# What is needed:
Output the full listing below exactly as it reads, and skip anything that is a picture.

# Source excerpt:
· · ·

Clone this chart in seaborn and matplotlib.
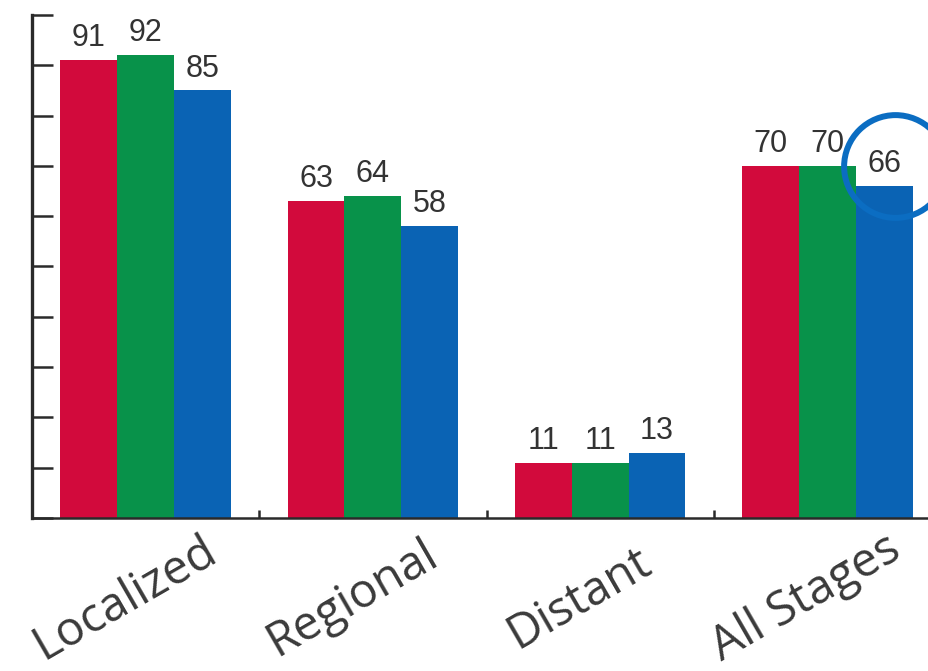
import numpy as np
import pandas as pd
import matplotlib
matplotlib.use("Agg")
import matplotlib.pyplot as plt
from matplotlib import transforms
import seaborn as sns

# Five-year relative survival (%) by stage at diagnosis
stages = ["Localized", "Regional", "Distant", "All Stages"]
series = ["series_1", "series_2", "series_3"]
survival_1 = [91, 63, 11, 70]
survival_2 = [92, 64, 11, 70]
survival_3 = [85, 58, 13, 66]
palette = ["#D20A3C", "#08924A", "#0A63B4"]

df = pd.DataFrame({
    "stage": stages * len(series),
    "series": np.repeat(series, len(stages)),
    "value": survival_1 + survival_2 + survival_3,
})

sns.set_theme(style="white")
plt.rcParams["font.family"] = ["Liberation Sans", "DejaVu Sans"]

W, H = 929, 671
fig = plt.figure(figsize=(W / 100, H / 100), dpi=100)
# plot area runs past the right edge of the canvas
ax = fig.add_axes([32 / W, 153 / H, (941 - 32) / W, 503 / H])

sns.barplot(
    data=df, x="stage", y="value", hue="series",
    order=stages, hue_order=series, palette=palette,
    width=0.75, gap=0, saturation=1, errorbar=None,
    legend=False, linewidth=0, ax=ax,
)

ax.set_xlim(-0.5, 3.5)
ax.set_ylim(0, 100)
ax.set_xlabel("")
ax.set_ylabel("")

axis_color = "#2a2a2a"
ax.spines[["top", "right"]].set_visible(False)
ax.spines["left"].set_linewidth(2.4)
ax.spines["left"].set_color(axis_color)
ax.spines["bottom"].set_linewidth(1.8)
ax.spines["bottom"].set_color(axis_color)

# y ticks: inward marks every 10, no labels
ax.set_yticks(np.arange(0, 101, 10))
ax.tick_params(axis="y", direction="in", length=15, width=1.8,
               color=axis_color, labelleft=False, left=True)

# x ticks: small upward marks between groups
ax.set_xticks([0.5, 1.5, 2.5], minor=True)
ax.tick_params(axis="x", which="minor", direction="in", length=6,
               width=1.8, color=axis_color, bottom=True)
ax.tick_params(axis="x", which="major", length=0, pad=0)

shift = transforms.ScaledTranslation(-0.21, -0.80, fig.dpi_scale_trans)
for lab in ax.get_xticklabels():
    lab.set_rotation(30)
    lab.set_rotation_mode("anchor")
    lab.set_ha("center")
    lab.set_va("center")
    lab.set_fontsize(34)
    lab.set_family(["Open Sans", "DejaVu Sans"])
    lab.set_color("#3a3a3a")
    lab.set_transform(lab.get_transform() + shift)

# value labels on top of each bar
for container in ax.containers:
    ax.bar_label(container, fmt="%d", padding=5, fontsize=22, color="#333333")

# highlight ring around the last value label
bar = ax.containers[2][3]
bx = bar.get_x() + bar.get_width() / 2
by = bar.get_height()
ring_tr = transforms.offset_copy(ax.transData, fig=fig, x=11, y=20, units="dots")
ax.plot([bx], [by], marker="o", ms=74, mfc="none", mec="#0B6DC2",
        mew=4.3, transform=ring_tr, clip_on=False)

fig.savefig("out.png", dpi=100)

· · ·

# The reply:
Clone this chart in seaborn and matplotlib.
import numpy as np
import pandas as pd
import matplotlib
matplotlib.use("Agg")
import matplotlib.pyplot as plt
from matplotlib import transforms
import seaborn as sns

# Five-year relative survival (%) by stage at diagnosis
stages = ["Localized", "Regional", "Distant", "All Stages"]
series = ["series_1", "series_2", "series_3"]
survival_1 = [91, 63, 11, 70]
survival_2 = [92, 64, 11, 70]
survival_3 = [85, 58, 13, 66]
palette = ["#D20A3C", "#08924A", "#0A63B4"]

df = pd.DataFrame({
    "stage": stages * len(series),
    "series": np.repeat(series, len(stages)),
    "value": survival_1 + survival_2 + survival_3,
})

sns.set_theme(style="white")
plt.rcParams["font.family"] = ["Liberation Sans", "DejaVu Sans"]

W, H = 929, 671
fig = plt.figure(figsize=(W / 100, H / 100), dpi=100)
# plot area runs past the right edge of the canvas
ax = fig.add_axes([32 / W, 153 / H, (941 - 32) / W, 503 / H])

sns.barplot(
    data=df, x="stage", y="value", hue="series",
    order=stages, hue_order=series, palette=palette,
    width=0.75, gap=0, saturation=1, errorbar=None,
    legend=False, linewidth=0, ax=ax,
)

ax.set_xlim(-0.5, 3.5)
ax.set_ylim(0, 100)
ax.set_xlabel("")
ax.set_ylabel("")

axis_color = "#2a2a2a"
ax.spines[["top", "right"]].set_visible(False)
ax.spines["left"].set_linewidth(2.4)
ax.spines["left"].set_color(axis_color)
ax.spines["bottom"].set_linewidth(1.8)
ax.spines["bottom"].set_color(axis_color)

# y ticks: inward marks every 10, no labels
ax.set_yticks(np.arange(0, 101, 10))
ax.tick_params(axis="y", direction="in", length=15, width=1.8,
               color=axis_color, labelleft=False, left=True)

# x ticks: small upward marks between groups
ax.set_xticks([0.5, 1.5, 2.5], minor=True)
ax.tick_params(axis="x", which="minor", direction="in", length=6,
               width=1.8, color=axis_color, bottom=True)
ax.tick_params(axis="x", which="major", length=0, pad=0)

shift = transforms.ScaledTranslation(-0.21, -0.80, fig.dpi_scale_trans)
for lab in ax.get_xticklabels():
    lab.set_rotation(30)
    lab.set_rotation_mode("anchor")
    lab.set_ha("center")
    lab.set_va("center")
    lab.set_fontsize(34)
    lab.set_family(["Open Sans", "DejaVu Sans"])
    lab.set_color("#3a3a3a")
    lab.set_transform(lab.get_transform() + shift)

# value labels on top of each bar
for container in ax.containers:
    ax.bar_label(container, fmt="%d", padding=5, fontsize=22, color="#333333")

# highlight ring around the last value label
bar = ax.containers[2][3]
bx = bar.get_x() + bar.get_width() / 2
by = bar.get_height()
ring_tr = transforms.offset_copy(ax.transData, fig=fig, x=11, y=20, units="dots")
ax.plot([bx], [by], marker="o", ms=74, mfc="none", mec="#0B6DC2",
        mew=4.3, transform=ring_tr, clip_on=False)

fig.savefig("out.png", dpi=100)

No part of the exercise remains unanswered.